[Code that draws figures]
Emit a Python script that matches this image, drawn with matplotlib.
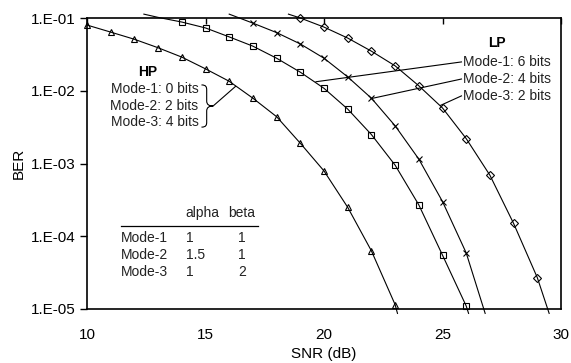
import numpy as np
import matplotlib
matplotlib.use("Agg")
import matplotlib.pyplot as plt
from matplotlib.path import Path
from matplotlib.patches import PathPatch

plt.rcParams['font.family'] = ['Liberation Sans', 'DejaVu Sans']

# BER curves (lines run slightly past the frame, markers only inside it)
tri_snr = [10, 11, 12, 13, 14, 15, 16, 17, 18, 19, 20, 21, 22, 23, 23.1]
tri_ber = [8.0e-2, 6.4e-2, 5.1e-2, 3.9e-2, 2.9e-2, 2.0e-2, 1.35e-2, 7.9e-3,
           4.4e-3, 1.9e-3, 7.9e-4, 2.5e-4, 6.3e-5, 1.15e-5, 8.7e-6]

sq_snr = [12.4, 13, 14, 15, 16, 17, 18, 19, 20, 21, 22, 23, 24, 25, 26, 26.1]
sq_ber = [1.13e-1, 1.02e-1, 8.8e-2, 7.3e-2, 5.5e-2, 4.1e-2, 2.8e-2, 1.8e-2,
          1.08e-2, 5.6e-3, 2.5e-3, 9.5e-4, 2.7e-4, 5.5e-5, 1.1e-5, 8.7e-6]

x_snr = [16, 17, 18, 19, 20, 21, 22, 23, 24, 25, 26, 26.8]
x_ber = [1.13e-1, 8.5e-2, 6.3e-2, 4.4e-2, 2.8e-2, 1.55e-2, 7.9e-3, 3.3e-3,
         1.15e-3, 3.0e-4, 5.9e-5, 8.7e-6]

dia_snr = [18.5, 19, 20, 21, 22, 23, 24, 25, 26, 27, 28, 29, 29.5]
dia_ber = [1.13e-1, 1.0e-1, 7.5e-2, 5.3e-2, 3.5e-2, 2.2e-2, 1.17e-2, 5.8e-3,
           2.2e-3, 6.9e-4, 1.5e-4, 2.7e-5, 8.7e-6]

hp_labels = ['Mode-1: 0 bits', 'Mode-2: 2 bits', 'Mode-3: 4 bits']
lp_labels = ['Mode-1: 6 bits', 'Mode-2: 4 bits', 'Mode-3: 2 bits']

table_modes = ['Mode-1', 'Mode-2', 'Mode-3']
table_alpha = ['1', '1.5', '1']
table_beta = ['1', '1', '2']

y_ticks = [1e-5, 1e-4, 1e-3, 1e-2, 1e-1]
y_tick_labels = ['1.E-05', '1.E-04', '1.E-03', '1.E-02', '1.E-01']
x_ticks = [10, 15, 20, 25, 30]

fig = plt.figure(figsize=(5.71, 3.63), dpi=100)
ax = fig.add_axes([87 / 571, 1 - 309 / 363, 474 / 571, 291 / 363])


def draw_curve(snr, ber, marker, ms):
    snr = np.array(snr)
    ber = np.array(ber)
    ax.plot(snr, ber, color='k', lw=0.8, clip_on=False, zorder=3)
    inside = (ber >= 0.999e-5) & (ber <= 1.001e-1)
    ax.plot(snr[inside], ber[inside], ls='none', marker=marker, ms=ms,
            mfc='none', mec='k', mew=0.8, clip_on=False, zorder=4)


draw_curve(tri_snr, tri_ber, '^', 5.0)
draw_curve(sq_snr, sq_ber, 's', 4.0)
draw_curve(x_snr, x_ber, 'x', 4.5)
draw_curve(dia_snr, dia_ber, 'D', 3.8)

ax.set_yscale('log')
ax.set_xlim(10, 30)
ax.set_ylim(1e-5, 1e-1)
ax.set_yticks(y_ticks, labels=y_tick_labels)
ax.minorticks_off()
ax.set_xticks(x_ticks)
ax.tick_params(axis='y', direction='out', length=5, width=1, labelsize=11, pad=3)
ax.tick_params(axis='x', top=True, bottom=False, direction='in', length=4,
               width=1, labelsize=11, pad=14)
for side in ax.spines.values():
    side.set_linewidth(1.2)

ax.set_xlabel('SNR (dB)', fontsize=11, labelpad=3)
ax.set_ylabel('BER', fontsize=11, labelpad=4)

# HP annotation with brace
ax.text(12.54, 1.81e-2, 'HP', fontsize=10, fontweight='bold', ha='center', va='center')
for lab, y in zip(hp_labels, [1.06e-2, 6.2e-3, 3.7e-3]):
    ax.text(14.7, y, lab, fontsize=10, ha='right', va='center', color='#222222')

bx0, bx1, bx2 = 14.83, 15.05, 15.32
verts = [(bx0, 10 ** -1.92), (bx1 - 0.02, 10 ** -1.92), (bx1, 10 ** -1.95), (bx1, 10 ** -1.99),
         (bx1, 10 ** -2.14),
         (bx1, 10 ** -2.19), (bx1 + 0.1, 10 ** -2.21), (bx2, 10 ** -2.21),
         (bx1 + 0.1, 10 ** -2.21), (bx1, 10 ** -2.23), (bx1, 10 ** -2.28),
         (bx1, 10 ** -2.43),
         (bx1, 10 ** -2.47), (bx1 - 0.02, 10 ** -2.50), (bx0, 10 ** -2.50)]
codes = [Path.MOVETO, Path.CURVE4, Path.CURVE4, Path.CURVE4, Path.LINETO,
         Path.CURVE4, Path.CURVE4, Path.CURVE4, Path.CURVE4, Path.CURVE4, Path.CURVE4,
         Path.LINETO, Path.CURVE4, Path.CURVE4, Path.CURVE4]
ax.add_patch(PathPatch(Path(verts, codes), fill=False, lw=0.8, ec='k'))
ax.plot([bx2, 16.27], [10 ** -2.21, 1.15e-2], color='k', lw=0.8)

# LP annotation with leader lines
ax.text(27.29, 4.5e-2, 'LP', fontsize=10, fontweight='bold', ha='center', va='center')
lp_text_y = [2.49e-2, 1.45e-2, 8.5e-3]
lp_targets = [(19.66, 1.33e-2), (21.99, 7.8e-3), (24.92, 6.3e-3)]
for lab, y, (tx, ty) in zip(lp_labels, lp_text_y, lp_targets):
    ax.text(25.85, y, lab, fontsize=10, ha='left', va='center', color='#222222')
    ax.plot([25.8, tx], [y, ty], color='k', lw=0.8)

# parameter table
ax.text(14.15, 2.1e-4, 'alpha', fontsize=10, ha='left', va='center', color='#222222')
ax.text(15.97, 2.1e-4, 'beta', fontsize=10, ha='left', va='center', color='#222222')
ax.plot([11.44, 17.2], [1.39e-4, 1.39e-4], color='k', lw=0.9)
for mode, a, b, y in zip(table_modes, table_alpha, table_beta, [9.5e-5, 5.6e-5, 3.25e-5]):
    ax.text(11.44, y, mode, fontsize=10, ha='left', va='center', color='#222222')
    ax.text(14.19, y, a, fontsize=10, ha='left', va='center', color='#222222')
    ax.text(16.55, y, b, fontsize=10, ha='center', va='center', color='#222222')

fig.savefig('out.png', dpi=100)
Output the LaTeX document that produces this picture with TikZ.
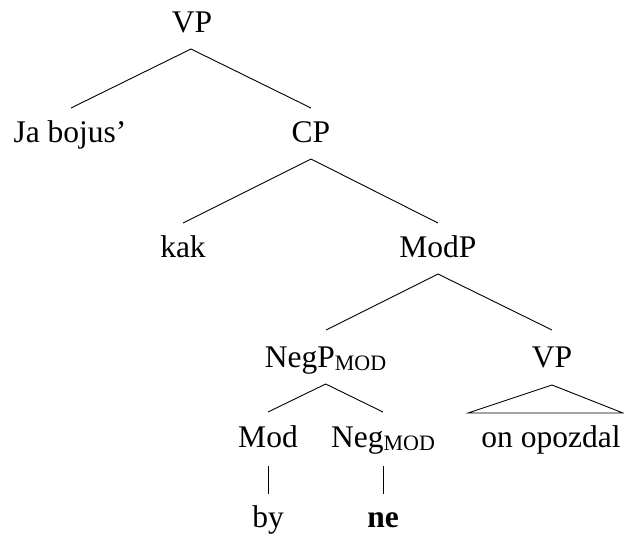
\documentclass[tikz,border=0pt]{standalone}
\usepackage{fontspec}
\setmainfont{Liberation Serif}
\usetikzlibrary{calc}
\newcommand{\subMOD}{\raisebox{-3.5pt}{\fontsize{22}{22}\selectfont MOD}}
\tikzset{
  lbl/.style={inner sep=0pt, outer sep=0pt, anchor=base, font=\fontsize{31.5}{38}\selectfont},
  edge/.style={line width=0.9pt, black}
}
\begin{document}
\begin{tikzpicture}[x=1pt,y=-1pt]
\useasboundingbox (0,0) rectangle (624,536);
\node[lbl] (vp0) at (192,32) {VP};
\node[lbl] (ja) at (70,142) {Ja bojus’};
\node[lbl] (cp) at (311,142) {CP};
\node[lbl] (kak) at (183,257) {kak};
\node[lbl] (modp) at (438,257) {ModP};
\node[lbl] (negp) at (325.5,367) {NegP\subMOD};
\node[lbl] (vp2) at (552,367) {VP};
\node[lbl] (mod) at (268,447) {Mod};
\node[lbl] (neg) at (383,447) {Neg\subMOD};
\node[lbl] (onop) at (551,447) {on opozdal};
\node[lbl] (by) at (268,527) {by};
\node[lbl] (ne) at (383,527) {\textbf{ne}};

\draw[edge] ($(ja.base)+(1,-34)$) -- ($(vp0.base)+(-1,17)$) -- ($(cp.base)+(0,-34)$);
\draw[edge] ($(kak.base)+(0,-34)$) -- ($(cp.base)+(0,17)$) -- ($(modp.base)+(0,-34)$);
\draw[edge] ($(negp.base)+(0.5,-37)$) -- ($(modp.base)+(0,17)$) -- ($(vp2.base)+(0,-37)$);
\draw[edge] ($(mod.base)+(0,-35)$) -- ($(negp.base)+(0.2,17)$) -- ($(neg.base)+(0,-35)$);
\draw[edge] ($(onop.base)+(-83,-34)$) -- ($(vp2.base)+(0,18)$) -- ($(onop.base)+(72,-34)$) -- cycle;
\draw[edge] ($(mod.base)+(0,19)$) -- ($(by.base)+(0,-33)$);
\draw[edge] ($(neg.base)+(0,19)$) -- ($(ne.base)+(0,-33)$);
\end{tikzpicture}
\end{document}
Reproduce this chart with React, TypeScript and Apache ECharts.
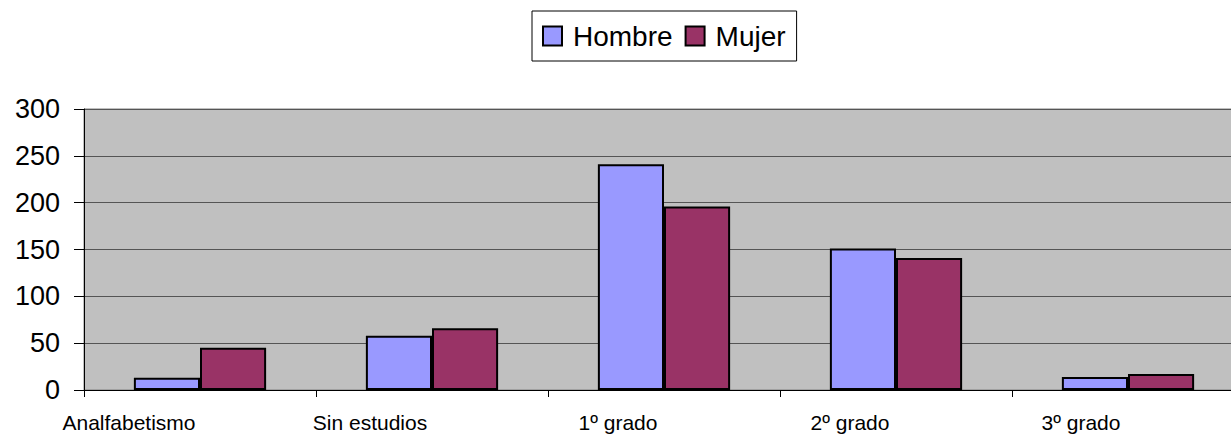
import React, { useEffect, useRef } from "react";
import * as echarts from "echarts";

const categories = ["Analfabetismo", "Sin estudios", "1º grado", "2º grado", "3º grado"];
const hombre = [13, 58, 241, 151, 14];
const mujer = [45, 66, 196, 141, 17];
const labelShift = [142, 124, 92, 92, 94];

export default function App() {
  const ref = useRef<HTMLDivElement>(null);
  useEffect(() => {
    document.body.style.margin = "0";
    document.body.style.overflow = "hidden";
    if (!ref.current) return;
    const chart = echarts.init(ref.current, null, { renderer: "svg" });
    const font = "'Liberation Sans', Arial, sans-serif";
    const rich: any = {};
    labelShift.forEach((s, i) => {
      rich["c" + i] = { padding: [0, s, 0, 0], fontSize: 21, fontFamily: font, color: "#000" };
    });
    chart.setOption({
      animation: false,
      backgroundColor: "#fff",
      legend: {
        left: 532,
        top: 11,
        padding: [11, 11, 11, 10],
        itemWidth: 19,
        itemHeight: 19,
        itemGap: 12,
        borderColor: "#000",
        borderWidth: 1,
        icon: "rect",
        textStyle: { fontSize: 28, fontFamily: font, color: "#000", padding: [0, 0, 0, 6] },
        data: ["Hombre", "Mujer"],
      },
      grid: {
        left: 84,
        top: 109,
        width: 1160,
        height: 281,
        show: true,
        backgroundColor: "#C0C0C0",
        borderColor: "#808080",
        borderWidth: 1,
        containLabel: false,
      },
      xAxis: {
        type: "category",
        data: categories,
        boundaryGap: true,
        axisLine: { show: true, lineStyle: { color: "#000", width: 1 } },
        axisTick: { show: true, length: 7, inside: false, lineStyle: { color: "#000" } },
        axisLabel: {
          margin: 22,
          interval: 0,
          formatter: (v: string, i: number) => `{c${i}|${v}}`,
          rich,
        },
      },
      yAxis: {
        type: "value",
        min: 0,
        max: 300,
        interval: 50,
        axisLine: { show: true, lineStyle: { color: "#000", width: 1 } },
        axisTick: { show: true, length: 10, inside: false, lineStyle: { color: "#000" } },
        axisLabel: { margin: 24, fontSize: 27, fontFamily: font, color: "#000" },
        splitLine: { show: true, lineStyle: { color: "#555", width: 1 } },
      },
      series: [
        {
          name: "Hombre",
          type: "bar",
          data: hombre,
          barCategoryGap: "43%",
          barGap: "0%",
          itemStyle: { color: "#9999FF", borderColor: "#000", borderWidth: 2 },
        },
        {
          name: "Mujer",
          type: "bar",
          data: mujer,
          barCategoryGap: "43%",
          barGap: "0%",
          itemStyle: { color: "#993366", borderColor: "#000", borderWidth: 2 },
        },
      ],
    });
    return () => chart.dispose();
  }, []);
  return (
    <div style={{ position: "absolute", left: 0, top: 0, width: 1231, height: 434, overflow: "hidden" }}>
      <div ref={ref} style={{ width: 1270, height: 434 }} />
    </div>
  );
}
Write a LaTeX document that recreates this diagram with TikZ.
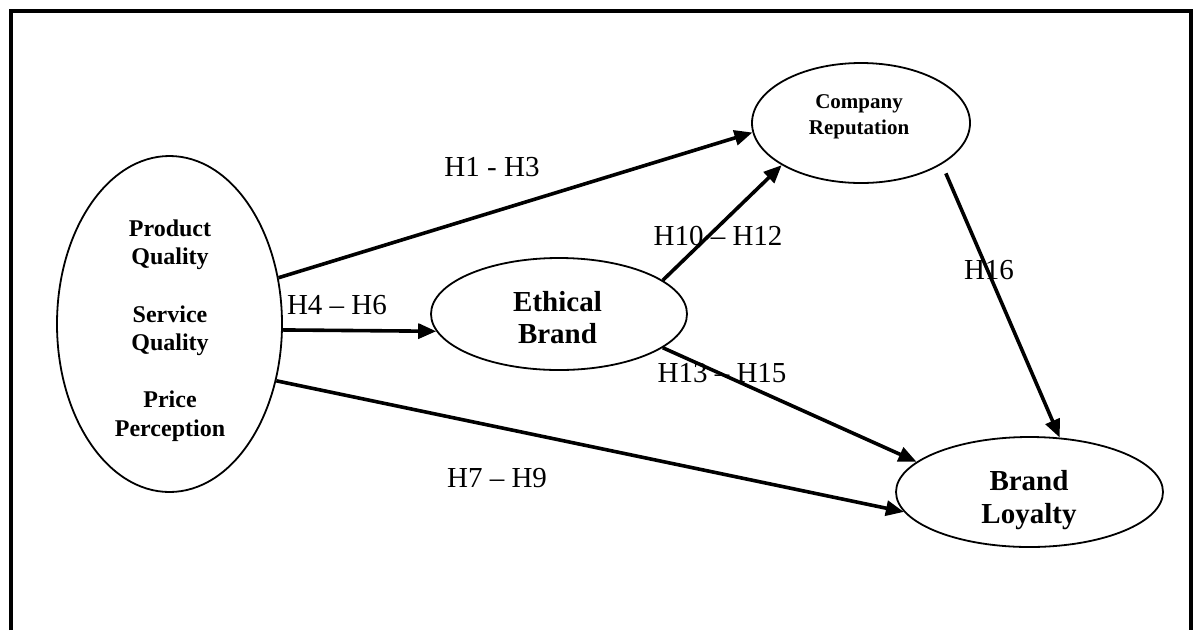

DO THIS
Your task is to return the lines above, from the first one up to and including the line containing "plt.rcParams['font.family'] = ['Liberation", minus any pictures.

THE REPLY
Emit a Python script that matches this image, drawn with matplotlib.
import numpy as np
import matplotlib
matplotlib.use("Agg")
import matplotlib.pyplot as plt
from matplotlib.path import Path
from matplotlib.patches import PathPatch

plt.rcParams['font.family'] = ['Liberation Sans', 'DejaVu Sans']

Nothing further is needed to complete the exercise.